● **Information supplied**

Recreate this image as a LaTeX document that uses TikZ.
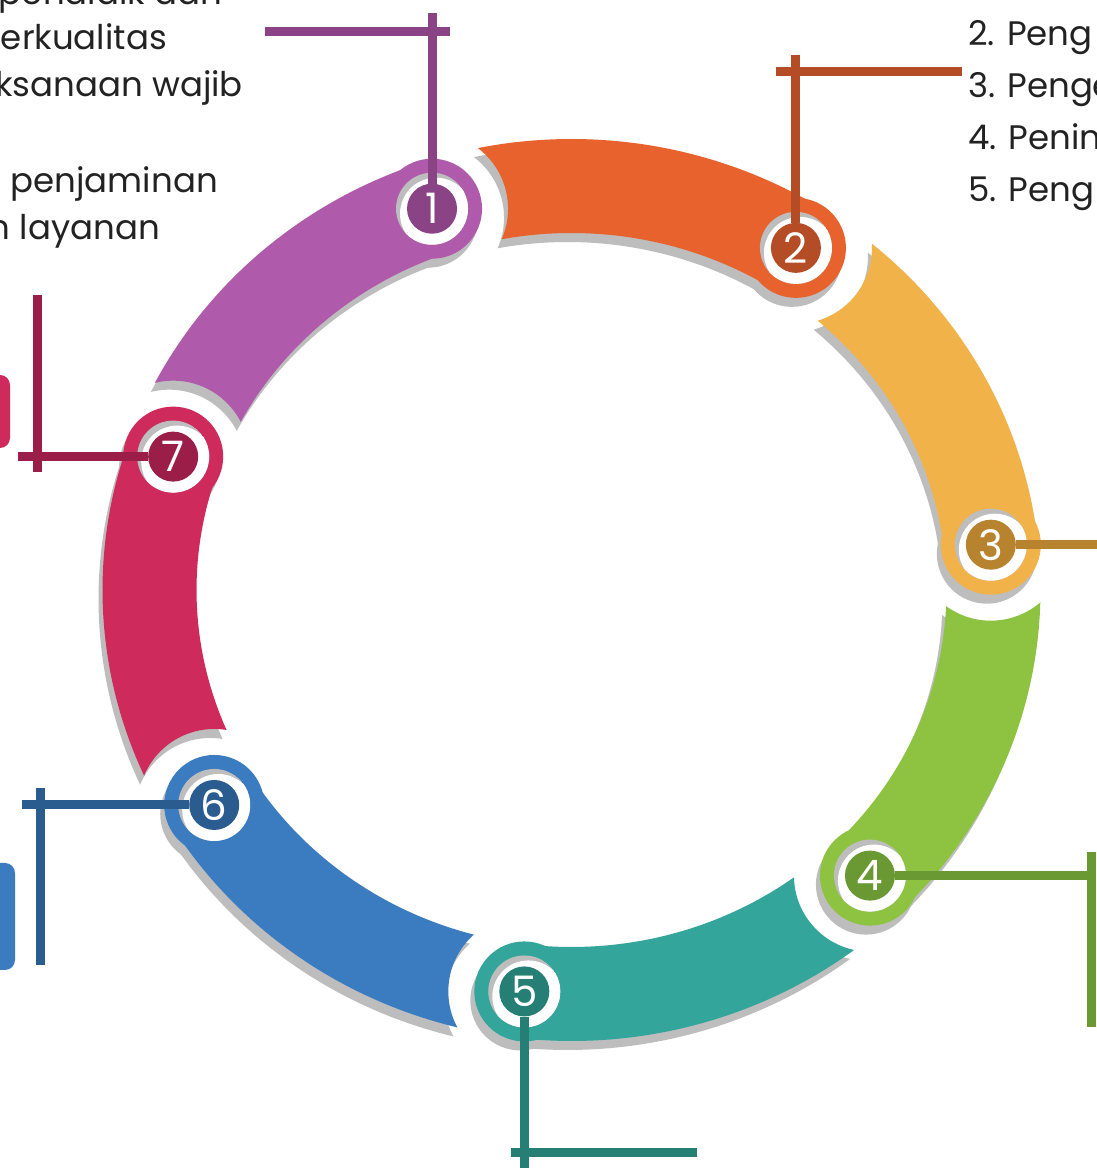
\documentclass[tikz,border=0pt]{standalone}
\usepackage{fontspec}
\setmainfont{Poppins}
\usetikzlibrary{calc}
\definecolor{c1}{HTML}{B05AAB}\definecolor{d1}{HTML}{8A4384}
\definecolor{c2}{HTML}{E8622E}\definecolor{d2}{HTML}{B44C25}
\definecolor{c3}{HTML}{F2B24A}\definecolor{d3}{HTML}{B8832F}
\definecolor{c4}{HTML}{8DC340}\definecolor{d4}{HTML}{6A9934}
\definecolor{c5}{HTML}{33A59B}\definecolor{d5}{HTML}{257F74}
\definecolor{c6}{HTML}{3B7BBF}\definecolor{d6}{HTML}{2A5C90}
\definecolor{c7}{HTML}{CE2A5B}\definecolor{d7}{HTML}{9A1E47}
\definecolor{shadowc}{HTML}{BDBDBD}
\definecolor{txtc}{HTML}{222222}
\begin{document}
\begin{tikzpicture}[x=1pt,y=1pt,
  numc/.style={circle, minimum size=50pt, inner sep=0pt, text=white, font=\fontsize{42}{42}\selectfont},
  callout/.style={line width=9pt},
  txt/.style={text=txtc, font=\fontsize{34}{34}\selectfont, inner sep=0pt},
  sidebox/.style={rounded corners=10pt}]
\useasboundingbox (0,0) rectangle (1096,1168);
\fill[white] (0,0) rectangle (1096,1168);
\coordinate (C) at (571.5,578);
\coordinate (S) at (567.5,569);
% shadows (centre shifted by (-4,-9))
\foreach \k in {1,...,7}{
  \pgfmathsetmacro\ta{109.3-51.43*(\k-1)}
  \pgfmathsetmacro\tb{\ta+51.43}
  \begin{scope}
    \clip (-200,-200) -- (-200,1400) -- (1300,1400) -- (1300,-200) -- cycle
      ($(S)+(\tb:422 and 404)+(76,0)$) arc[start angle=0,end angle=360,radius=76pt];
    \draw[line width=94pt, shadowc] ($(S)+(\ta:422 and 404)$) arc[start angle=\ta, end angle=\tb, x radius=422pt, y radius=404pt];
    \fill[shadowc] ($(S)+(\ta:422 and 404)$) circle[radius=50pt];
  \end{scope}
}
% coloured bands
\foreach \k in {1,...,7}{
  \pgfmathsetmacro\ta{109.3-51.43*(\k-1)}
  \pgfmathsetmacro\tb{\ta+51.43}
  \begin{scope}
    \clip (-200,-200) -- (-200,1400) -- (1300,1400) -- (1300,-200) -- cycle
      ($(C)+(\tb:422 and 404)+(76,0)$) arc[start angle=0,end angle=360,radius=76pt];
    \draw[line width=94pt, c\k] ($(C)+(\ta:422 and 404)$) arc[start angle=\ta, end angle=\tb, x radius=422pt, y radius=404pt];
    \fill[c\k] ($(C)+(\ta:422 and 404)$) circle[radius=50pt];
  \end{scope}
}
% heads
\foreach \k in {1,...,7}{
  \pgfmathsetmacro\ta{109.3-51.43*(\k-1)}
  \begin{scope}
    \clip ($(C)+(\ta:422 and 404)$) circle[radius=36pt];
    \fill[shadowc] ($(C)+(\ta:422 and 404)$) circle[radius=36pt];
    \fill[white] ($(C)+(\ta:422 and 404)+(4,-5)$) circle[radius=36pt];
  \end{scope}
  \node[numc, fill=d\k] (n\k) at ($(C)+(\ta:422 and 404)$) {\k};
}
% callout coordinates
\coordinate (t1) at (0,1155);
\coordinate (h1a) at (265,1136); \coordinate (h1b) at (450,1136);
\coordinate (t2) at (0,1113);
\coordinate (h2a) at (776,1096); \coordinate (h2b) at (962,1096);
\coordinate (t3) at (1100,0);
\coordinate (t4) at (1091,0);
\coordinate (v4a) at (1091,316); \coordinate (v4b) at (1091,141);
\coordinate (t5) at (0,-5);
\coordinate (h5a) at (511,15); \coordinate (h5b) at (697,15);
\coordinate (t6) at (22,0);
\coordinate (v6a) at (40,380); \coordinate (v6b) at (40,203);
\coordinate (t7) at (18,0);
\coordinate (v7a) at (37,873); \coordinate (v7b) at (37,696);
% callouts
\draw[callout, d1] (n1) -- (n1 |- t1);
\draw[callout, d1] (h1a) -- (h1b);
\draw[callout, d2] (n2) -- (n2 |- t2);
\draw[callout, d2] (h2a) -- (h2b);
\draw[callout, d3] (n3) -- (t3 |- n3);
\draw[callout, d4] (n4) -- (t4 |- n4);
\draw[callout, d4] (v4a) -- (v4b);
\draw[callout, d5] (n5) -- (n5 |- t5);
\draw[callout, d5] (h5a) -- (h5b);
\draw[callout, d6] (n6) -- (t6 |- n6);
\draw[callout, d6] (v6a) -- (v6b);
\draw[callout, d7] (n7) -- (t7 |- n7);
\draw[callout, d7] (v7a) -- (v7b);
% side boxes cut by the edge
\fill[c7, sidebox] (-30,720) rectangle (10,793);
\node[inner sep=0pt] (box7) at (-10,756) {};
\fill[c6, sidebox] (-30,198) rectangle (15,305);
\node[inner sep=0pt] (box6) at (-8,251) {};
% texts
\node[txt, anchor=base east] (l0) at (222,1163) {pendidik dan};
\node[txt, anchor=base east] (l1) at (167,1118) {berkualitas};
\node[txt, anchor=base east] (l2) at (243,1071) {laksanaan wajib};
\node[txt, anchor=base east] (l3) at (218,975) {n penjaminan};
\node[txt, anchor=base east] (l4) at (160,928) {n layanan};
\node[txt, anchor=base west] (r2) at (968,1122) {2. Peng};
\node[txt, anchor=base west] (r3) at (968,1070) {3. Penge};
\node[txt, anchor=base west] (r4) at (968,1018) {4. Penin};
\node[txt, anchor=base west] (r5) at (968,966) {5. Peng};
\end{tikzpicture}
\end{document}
==
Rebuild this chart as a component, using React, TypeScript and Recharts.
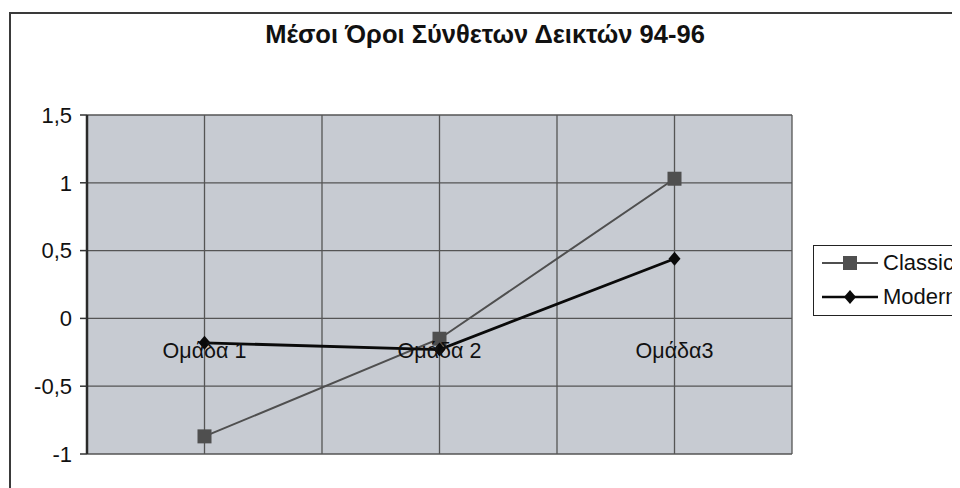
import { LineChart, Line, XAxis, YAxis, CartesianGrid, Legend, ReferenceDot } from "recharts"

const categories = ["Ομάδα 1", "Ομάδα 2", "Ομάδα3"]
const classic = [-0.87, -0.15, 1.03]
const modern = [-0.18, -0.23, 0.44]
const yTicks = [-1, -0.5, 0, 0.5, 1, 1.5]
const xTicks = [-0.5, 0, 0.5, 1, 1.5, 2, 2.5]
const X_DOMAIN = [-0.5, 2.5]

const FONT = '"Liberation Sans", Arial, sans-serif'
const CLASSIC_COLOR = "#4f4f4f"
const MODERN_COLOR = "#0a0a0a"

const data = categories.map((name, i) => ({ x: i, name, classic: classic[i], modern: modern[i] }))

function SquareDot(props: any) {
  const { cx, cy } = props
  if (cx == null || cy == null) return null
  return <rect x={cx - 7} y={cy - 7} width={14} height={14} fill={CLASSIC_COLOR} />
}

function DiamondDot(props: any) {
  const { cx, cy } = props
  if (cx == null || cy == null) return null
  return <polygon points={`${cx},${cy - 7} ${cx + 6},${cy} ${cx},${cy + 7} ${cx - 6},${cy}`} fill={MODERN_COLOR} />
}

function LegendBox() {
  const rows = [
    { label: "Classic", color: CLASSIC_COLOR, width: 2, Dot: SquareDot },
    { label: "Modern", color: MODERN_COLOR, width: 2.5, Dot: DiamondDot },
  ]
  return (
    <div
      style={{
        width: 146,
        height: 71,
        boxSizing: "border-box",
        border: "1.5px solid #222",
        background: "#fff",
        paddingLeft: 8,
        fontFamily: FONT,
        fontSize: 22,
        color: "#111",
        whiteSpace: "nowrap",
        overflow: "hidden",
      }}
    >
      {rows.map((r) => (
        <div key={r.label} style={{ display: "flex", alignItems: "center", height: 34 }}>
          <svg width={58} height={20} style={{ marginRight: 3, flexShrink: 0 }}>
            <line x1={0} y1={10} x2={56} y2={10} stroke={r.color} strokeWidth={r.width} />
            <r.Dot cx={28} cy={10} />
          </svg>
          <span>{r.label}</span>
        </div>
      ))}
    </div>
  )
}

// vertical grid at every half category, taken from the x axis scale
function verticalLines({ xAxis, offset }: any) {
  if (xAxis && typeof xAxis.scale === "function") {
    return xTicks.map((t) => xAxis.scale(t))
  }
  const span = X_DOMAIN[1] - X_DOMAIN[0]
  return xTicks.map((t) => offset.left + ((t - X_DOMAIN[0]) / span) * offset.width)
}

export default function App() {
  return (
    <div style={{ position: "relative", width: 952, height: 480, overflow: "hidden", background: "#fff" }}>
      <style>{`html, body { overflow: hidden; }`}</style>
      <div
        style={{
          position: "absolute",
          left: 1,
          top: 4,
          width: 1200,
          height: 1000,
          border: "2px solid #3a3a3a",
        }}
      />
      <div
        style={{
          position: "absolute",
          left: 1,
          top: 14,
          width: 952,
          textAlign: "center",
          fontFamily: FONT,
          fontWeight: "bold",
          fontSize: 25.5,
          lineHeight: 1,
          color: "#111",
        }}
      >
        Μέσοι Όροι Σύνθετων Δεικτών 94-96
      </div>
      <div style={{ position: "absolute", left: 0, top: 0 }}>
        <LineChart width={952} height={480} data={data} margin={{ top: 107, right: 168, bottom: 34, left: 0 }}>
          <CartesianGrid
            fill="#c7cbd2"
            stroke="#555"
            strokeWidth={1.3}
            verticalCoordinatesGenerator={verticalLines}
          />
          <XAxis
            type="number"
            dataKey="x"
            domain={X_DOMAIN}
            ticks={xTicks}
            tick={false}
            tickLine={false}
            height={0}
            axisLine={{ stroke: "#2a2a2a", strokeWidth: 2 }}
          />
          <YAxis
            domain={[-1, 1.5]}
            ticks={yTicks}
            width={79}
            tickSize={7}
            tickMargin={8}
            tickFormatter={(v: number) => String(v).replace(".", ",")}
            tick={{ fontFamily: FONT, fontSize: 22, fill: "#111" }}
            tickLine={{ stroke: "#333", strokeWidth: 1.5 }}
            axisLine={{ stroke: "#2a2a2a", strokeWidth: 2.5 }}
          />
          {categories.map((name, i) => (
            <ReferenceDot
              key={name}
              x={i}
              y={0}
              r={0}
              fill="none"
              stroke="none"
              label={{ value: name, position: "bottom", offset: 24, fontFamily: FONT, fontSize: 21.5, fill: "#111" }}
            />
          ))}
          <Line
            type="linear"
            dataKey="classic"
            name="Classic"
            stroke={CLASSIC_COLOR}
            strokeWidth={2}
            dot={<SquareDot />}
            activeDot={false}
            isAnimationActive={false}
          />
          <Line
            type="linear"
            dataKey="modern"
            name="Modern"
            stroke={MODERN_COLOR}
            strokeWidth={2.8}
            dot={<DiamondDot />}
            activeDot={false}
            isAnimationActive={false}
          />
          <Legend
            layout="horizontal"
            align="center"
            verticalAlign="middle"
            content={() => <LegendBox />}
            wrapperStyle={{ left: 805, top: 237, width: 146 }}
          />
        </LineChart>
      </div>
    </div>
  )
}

● **Job**
Pictures are not part of the copy. Write out only the lines from the one containing "Rebuild this chart" through the one containing "CartesianGrid, Legend, ReferenceDot", exactly as they stand, both included.

● **Response**
Rebuild this chart as a component, using React, TypeScript and Recharts.
import { LineChart, Line, XAxis, YAxis, CartesianGrid, Legend, ReferenceDot } from "recharts"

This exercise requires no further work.